Can Cats Eat Turmeric? How Much Turmeric for Cats?
While turmeric powders or supplements are almost incapable of hurting your cat, it’s quite unlike that your feline friend will want to eat it independently.
So you don’t have to worry about finding your cat raiding your pantry for turmeric powders, curry, curcumin products, or anything else.
Is there such a thing as turmeric for cats fur or turmeric for fleas on cats? Might turmeric for cats dermatitis exist?
People call this type of concoction the ‘golden paste,’ but unless your cat is immobilized, it’s quite likely that she will want to groom her body, and you have no control whatsoever on how much she eats.

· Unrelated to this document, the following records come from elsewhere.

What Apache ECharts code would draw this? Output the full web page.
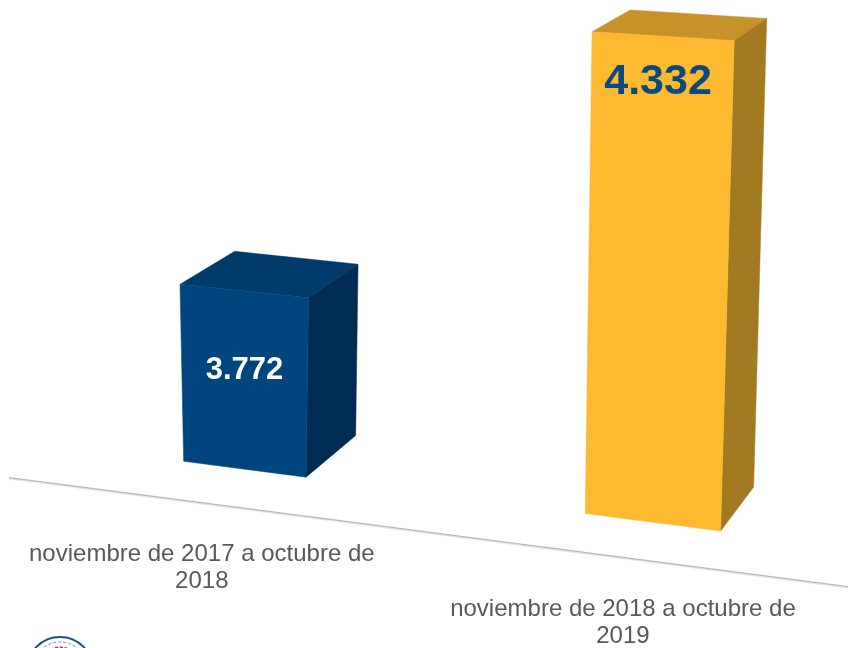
<!DOCTYPE html>
<html><head><meta charset="utf-8">
<script src="https://cdn.jsdelivr.net/npm/echarts@6.0.0/dist/echarts.min.js"></script>
<style>html,body{margin:0;padding:0;background:#fff}#c{width:848px;height:648px}</style>
</head><body><div id="c"></div>
<script>
const categories = ['noviembre de 2017 a octubre de\n2018', 'noviembre de 2018 a octubre de\n2019'];
const values = [3.772, 4.332];
const valueLabels = ['3.772', '4.332'];
const axisMin = 3.45, axisMax = 4.4;

const frontColors = ['#00457e', '#fdb92f'];
const topColors = ['#003b6c', '#c8922b'];
const sideColors = ['#002b52', '#a17a21'];
const labelColors = ['#ffffff', '#0b4a80'];
const labelSizes = [31, 43];
const labelPlacement = ['center', 'insideEnd'];

const FONT = '"Liberation Sans", Arial, sans-serif';
const SLOPE = 0.13;

function bottomY(base, x) { return base - SLOPE * (720 - x); }
function depth(p) { return [52 - 0.04 * (p[0] - 246), -20.4 - 0.0444 * p[1]]; }
function add(p, d) { return [p[0] + d[0], p[1] + d[1]]; }

function renderBar(params, api) {
  const i = params.dataIndex;
  const v = api.value(1);
  const top = api.coord([api.value(0), v]);
  const base = api.coord([api.value(0), axisMin]);
  const cx = base[0];
  const h = (base[1] - top[1]) * (1 - 0.006 * i);
  const s = 1 + (cx - 246) * 0.00026;
  const hw = api.size([1, 0])[0] * 0.15 * s;
  const hwT = hw * 1.05;
  const lean = h * (cx - 300) * 0.00006;
  const topSlope = SLOPE - 0.00014 * h;
  const BL = [cx - hw, bottomY(base[1], cx - hw)];
  const BR = [cx + hw, bottomY(base[1], cx + hw)];
  const TL = [cx + lean - hwT, BL[1] - h];
  const TR = [cx + lean + hwT, TL[1] + topSlope * 2 * hwT];
  const TLb = add(TL, depth(TL)), TRb = add(TR, depth(TR)), BRb = add(BR, depth(BR));
  const fx = (TL[0] + TR[0] + BL[0] + BR[0]) / 4;
  const topMid = (TL[1] + TR[1]) / 2;
  const ly = labelPlacement[i] === 'center' ? topMid + h * 0.45 : topMid + 46;
  const lx = cx + (-43 + (cx - 246) * 0.032);
  const labY = bottomY(base[1], lx) + 39 + 38;
  return {
    type: 'group',
    children: [
      { type: 'polygon', shape: { points: [TL, TR, TRb, TLb] }, style: { fill: topColors[i], stroke: topColors[i], lineWidth: 0.5 } },
      { type: 'polygon', shape: { points: [TR, BR, BRb, TRb] }, style: { fill: sideColors[i], stroke: sideColors[i], lineWidth: 0.5 } },
      { type: 'polygon', shape: { points: [TL, TR, BR, BL] }, style: { fill: frontColors[i], stroke: frontColors[i], lineWidth: 0.5 } },
      { type: 'text', x: fx, y: ly, style: { text: valueLabels[i], fill: labelColors[i], font: 'bold ' + labelSizes[i] + 'px ' + FONT, align: 'center', verticalAlign: 'middle' } },
      { type: 'text', x: lx, y: labY, style: { text: categories[i], fill: '#595959', font: '24px ' + FONT, align: 'center', verticalAlign: 'top', lineHeight: 27 } }
    ]
  };
}

function renderFloor(params, api) {
  const base = api.coord([0, axisMin]);
  const x1 = 9, x2 = 848;
  const y1 = bottomY(base[1], x1) + 39, y2 = bottomY(base[1], x2) + 39;
  return {
    type: 'group',
    children: [
      { type: 'line', shape: { x1: x1, y1: y1 + 1.2, x2: x2, y2: y2 + 1.2 }, style: { stroke: '#e6e6e6', lineWidth: 1.5 } },
      { type: 'line', shape: { x1: x1, y1: y1, x2: x2, y2: y2 }, style: { stroke: '#b8b8b8', lineWidth: 1.4 } }
    ]
  };
}

const chart = echarts.init(document.getElementById('c'), null, { renderer: 'canvas' });
chart.setOption({
  animation: false,
  backgroundColor: '#ffffff',
  grid: { left: 0, right: 0, top: 9, bottom: 117, containLabel: false },
  xAxis: { type: 'value', min: -0.6, max: 1.478, show: false },
  yAxis: { type: 'value', min: axisMin, max: axisMax, show: false },
  graphic: [
    { type: 'circle', shape: { cx: 60, cy: 670, r: 33 }, style: { fill: '#ffffff', stroke: '#1f4f8a', lineWidth: 2 } },
    { type: 'circle', shape: { cx: 60, cy: 670, r: 28 }, style: { fill: 'none', stroke: '#6f8fb8', lineWidth: 1, lineDash: [3, 2] } },
    { type: 'arc', shape: { cx: 60, cy: 670, r: 22, startAngle: Math.PI * 1.3, endAngle: Math.PI * 1.7 }, style: { stroke: '#c0303a', lineWidth: 3, fill: 'none', lineDash: [3, 1.5] } }
  ],
  series: [
    { type: 'custom', renderItem: renderFloor, data: [[0, axisMin]], silent: true, z: 1 },
    { type: 'custom', renderItem: renderBar, data: values.map((v, i) => [i, v]), silent: true, z: 2 }
  ]
});
</script>
</body></html>
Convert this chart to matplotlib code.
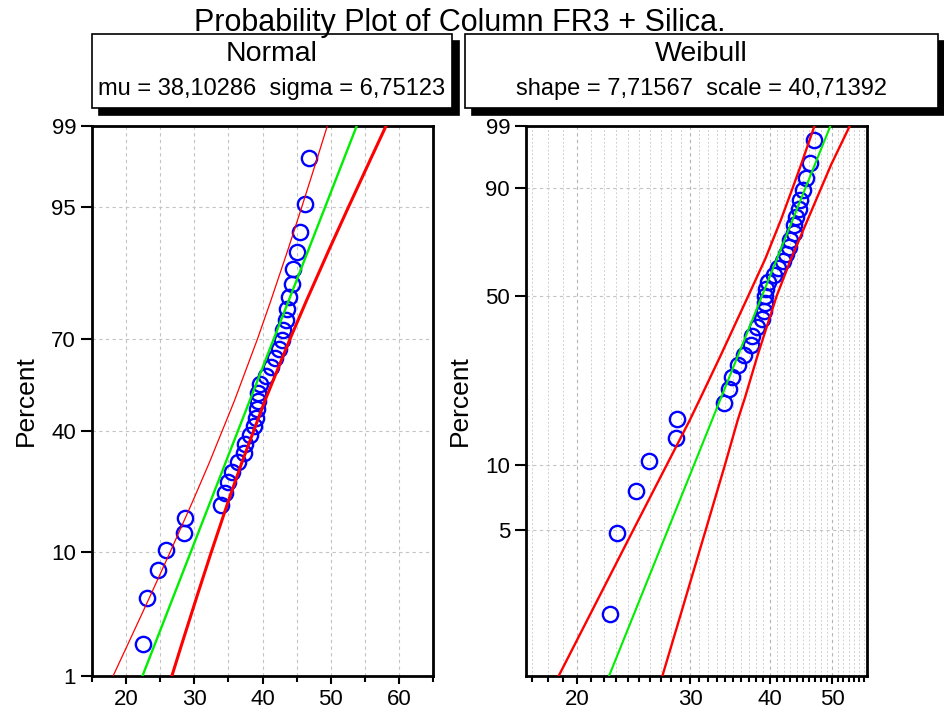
"""Probability plots (normal and Weibull) for column FR3 + Silica."""

from statistics import NormalDist

import matplotlib

matplotlib.use("Agg")
import matplotlib.pyplot as plt
import numpy as np
from matplotlib.patches import Rectangle
from matplotlib.ticker import FixedFormatter, FixedLocator, NullFormatter, NullLocator

plt.rcParams["font.family"] = ["Liberation Sans", "DejaVu Sans"]

# sorted sample (35 points), same in both panels
x_values = [22.5, 23.1, 24.7, 25.9, 28.5, 28.6, 33.9, 34.5, 34.9, 35.6,
            36.4, 37.3, 37.4, 38.2, 38.8, 39.1, 39.2, 39.3, 39.4, 39.7,
            40.5, 41.2, 41.8, 42.4, 42.8, 43.0, 43.5, 43.6, 43.9, 44.3,
            44.5, 45.0, 45.5, 46.2, 46.8]
# plotting positions in percent
percent = [1.98, 4.80, 7.63, 10.45, 13.28, 16.10, 18.93, 21.75, 24.58, 27.40,
           30.23, 33.05, 35.88, 38.70, 41.53, 44.35, 47.18, 50.00, 52.82, 55.65,
           58.47, 61.30, 64.12, 66.95, 69.77, 72.60, 75.42, 78.25, 81.07, 83.90,
           86.72, 89.55, 92.37, 95.20, 98.02]

norm_params = "mu = 38,10286  sigma = 6,75123"
weib_params = "shape = 7,71567  scale = 40,71392"

# fitted lines: x at 1 % and 99 %
line_pct = [1, 99]
norm_fit_x = [22.40, 53.81]
weib_fit_x = [22.43, 49.63]

# confidence bounds
norm_band_pct = [1, 2, 5, 10, 20, 30, 50, 70, 80, 90, 95, 98, 99]
norm_lower = [18.09, 20.29, 23.57, 26.43, 29.82, 32.18, 35.87, 39.26, 41.18, 43.74, 45.78, 48.03, 49.50]
norm_upper = [26.71, 28.18, 30.43, 32.47, 35.02, 36.95, 40.34, 44.03, 46.39, 49.77, 52.64, 55.91, 58.11]

weib_band_pct = [1, 2, 5, 10, 16, 20, 30, 50, 65, 80, 90, 95, 99]
weib_lower = [18.72, 21.00, 24.48, 27.58, 29.98, 31.15, 33.47, 36.96, 39.30, 41.53, 43.33, 44.68, 46.87]
weib_upper = [27.16, 29.04, 31.74, 33.99, 35.60, 36.53, 38.21, 40.93, 43.10, 45.70, 48.00, 49.77, 53.20]

norm_yticks = [1, 10, 40, 70, 95, 99]
weib_yticks = [5, 10, 50, 90, 99]
weib_xticks = [20, 30, 40, 50]

W, H = 945, 718
_nd = NormalDist()
_ppf = np.vectorize(_nd.inv_cdf, otypes=[float])
_cdf = np.vectorize(_nd.cdf, otypes=[float])


def normal_fwd(p):
    p = np.clip(np.asarray(p, dtype=float) / 100.0, 1e-6, 1 - 1e-6)
    return _ppf(p)


def normal_inv(z):
    return 100.0 * _cdf(np.asarray(z, dtype=float))


def weibull_fwd(p):
    p = np.clip(np.asarray(p, dtype=float) / 100.0, 1e-6, 1 - 1e-6)
    return np.log(-np.log(1 - p))


def weibull_inv(w):
    return 100.0 * (1 - np.exp(-np.exp(np.asarray(w, dtype=float))))


def header_box(fig, x0, x1, name, params):
    """Framed header with a drop shadow, pixel coords from the top-left."""
    top, bottom, off = 34, 108, 7
    for dx, face in ((off, "black"), (0, "white")):
        fig.patches.append(Rectangle(
            ((x0 + dx) / W, 1 - (bottom + dx) / H), (x1 - x0) / W, (bottom - top) / H,
            transform=fig.transFigure, facecolor=face, edgecolor="black", lw=1.2))
    cx = (x0 + x1) / 2 / W
    fig.text(cx, 1 - 54 / H, name, ha="center", va="center", fontsize=20.5)
    fig.text(cx, 1 - 89 / H, params, ha="center", va="center", fontsize=17)


def style_axes(ax):
    for sp in ax.spines.values():
        sp.set_linewidth(2)
    ax.tick_params(axis="both", which="both", direction="out", width=1.5,
                   labelsize=16, top=False, right=False)
    ax.tick_params(axis="y", which="major", length=8)
    ax.tick_params(axis="x", which="major", length=6)
    ax.tick_params(axis="x", which="minor", length=4)
    ax.yaxis.set_minor_locator(NullLocator())
    ax.set_ylabel("Percent", fontsize=19)
    ax.yaxis.set_label_coords(-0.16, 0.5)


fig = plt.figure(figsize=(W / 100, H / 100), dpi=100)
ax1 = fig.add_axes([92 / W, 42 / H, 341 / W, 550 / H])
ax2 = fig.add_axes([526 / W, 42 / H, 341 / W, 550 / H])

# normal panel
ax1.set_yscale("function", functions=(normal_fwd, normal_inv))
ax1.plot(x_values, percent, "o", mfc="none", mec="blue", ms=11, mew=1.7, zorder=3)
ax1.plot(norm_lower, norm_band_pct, color="red", lw=0.9, zorder=4)
ax1.plot(norm_upper, norm_band_pct, color="red", lw=2.2, zorder=4)
ax1.plot(norm_fit_x, line_pct, color="#00ee00", lw=1.7, zorder=4)
ax1.set_xlim(15, 65)
ax1.set_ylim(1, 99)
ax1.set_xticks([20, 30, 40, 50, 60])
ax1.set_xticks([15, 25, 35, 45, 55, 65], minor=True)
ax1.set_yticks(norm_yticks, labels=[str(t) for t in norm_yticks])
ax1.grid(True, which="both", axis="x", ls=(0, (3, 3)), color="#c4c4c4", lw=0.8)
ax1.grid(True, which="major", axis="y", ls=(0, (3, 3)), color="#c4c4c4", lw=0.8)
style_axes(ax1)

# weibull panel
ax2.set_xscale("log")
ax2.set_yscale("function", functions=(weibull_fwd, weibull_inv))
ax2.plot(x_values, percent, "o", mfc="none", mec="blue", ms=11, mew=1.7, zorder=3)
ax2.plot(weib_lower, weib_band_pct, color="red", lw=1.7, zorder=4)
ax2.plot(weib_upper, weib_band_pct, color="red", lw=1.7, zorder=4)
ax2.plot(weib_fit_x, line_pct, color="#00ee00", lw=1.5, zorder=4)
ax2.set_xlim(16.65, 56.6)
ax2.set_ylim(1, 99)
ax2.xaxis.set_major_locator(FixedLocator(weib_xticks))
ax2.xaxis.set_major_formatter(FixedFormatter([str(t) for t in weib_xticks]))
ax2.xaxis.set_minor_locator(FixedLocator([v for v in range(17, 57) if v % 10]))
ax2.xaxis.set_minor_formatter(NullFormatter())
ax2.set_yticks(weib_yticks, labels=[str(t) for t in weib_yticks])
ax2.grid(True, which="minor", axis="x", ls=(0, (2, 2)), color="#d0d0d0", lw=0.7)
ax2.grid(True, which="major", axis="x", ls=(0, (3, 3)), color="#b4b4b4", lw=0.8)
ax2.grid(True, which="major", axis="y", ls=(0, (3, 3)), color="#c4c4c4", lw=0.8)
style_axes(ax2)

fig.text(460 / W, 1 - 31 / H, "Probability Plot of Column FR3 + Silica.",
         ha="center", va="baseline", fontsize=22)
header_box(fig, 92, 452, "Normal", norm_params)
header_box(fig, 465, 938, "Weibull", weib_params)

fig.savefig("out.png", dpi=100)
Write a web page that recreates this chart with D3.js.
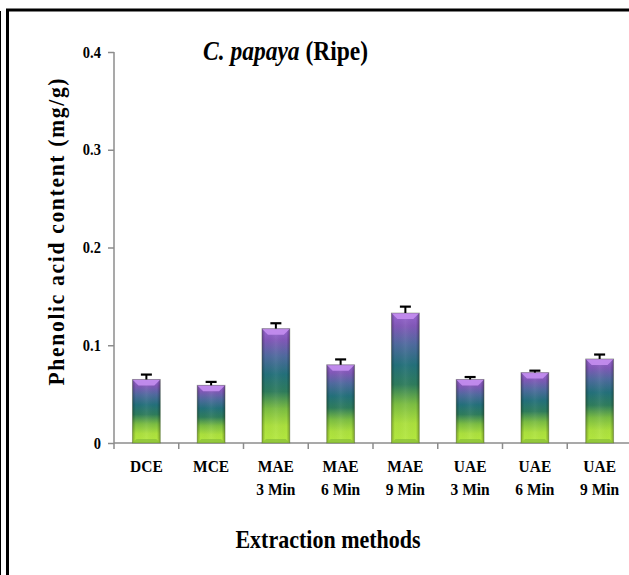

In terms of flea infestations, turmeric can merely act as a very light flea repellent, but it mostly irritates them, so they might look for another host for this reason. However, turmeric is not deadly for fleas, so it will not rid your cat of the infestation.
What about turmeric for worms in cats? The answer to this question is a clear no.
Especially when it comes to potentially dangerous and more importantly, zoonotic (meaning that can be transmitted to people) parasites, you should definitely not avoid using veterinary-recommended antiparasitic medications (dewormers).
These days, some spot-on solutions also have deworming capabilities (such as Advantage Multi), although most vets prefer administering two separate medications – such as Advantage spot-on and a Drontal worming tablet, for example.
You should first ask your vet whether turmeric might make a good choice for your specific pet.
Cats can have particular conditions such as diabetes or chronic diseases such as liver or kidney failure.
Your veterinarian is the best person to give you any recommendations, even in terms of supplements.
If your vet agrees with you giving your cat turmeric and if they feel that a turmeric product might potentially alleviate your cat’s arthritis pain, for example, just follow the instructions from the product’s manufacturer.
Another note that we have to make is that you should avoid getting turmeric products from sources you’ve heard nothing about.
Try to stick to well-known pet brands, but do look at the ingredients of the product, too, to make sure that it contains no artificial preservatives, colors, stabilizers, or any other such substances that might do more harm than good.
Which Is Better for Cats? Milk Thistle or Turmeric?
These are two very different things, so it would be incorrect to say that milk thistle is better or worse compared to turmeric curcumin for cats.
Milk thistle contains an ingredient called silymarin, which is commonly utilized in treating liver disorders in both cats and dogs.
Silymarin can also be used for reducing insulin dependence in diabetic cats and dogs, so its effects are quite different compared to those of turmeric. Consult your veterinarian whenever choosing between one supplement or the other.
Is Turmeric Good for Cats?
It’s not bad, but it is not a wonder cure for everything, either. If you use it as a preventative supplement, it might just as well work.
But don’t put your faith into it if your cat has been diagnosed with a serious disease.
As good as natural and holistic options might be in some situations, they rarely offer any results in diseases such as cancer or potentially lethal conditions such as infectious peritonitis, calicivirus, or FIV, in other words severe viral diseases.
Veterinary medicine has made a lot of progress in the past few decades, especially in terms of diagnosis and therapies.
Take your cat to the vet clinic for at least one to two check-ups every year. This is the best advice for preventing any cat condition.
Turmeric does have several useful properties, such as providing pain relief and lowering inflammation in some conditions, especially chronic diseases.
However, the rest of the claims or rumors, such as it being effective in treating cancer or being capable of killing fleas or internal parasites, have yet to be proven.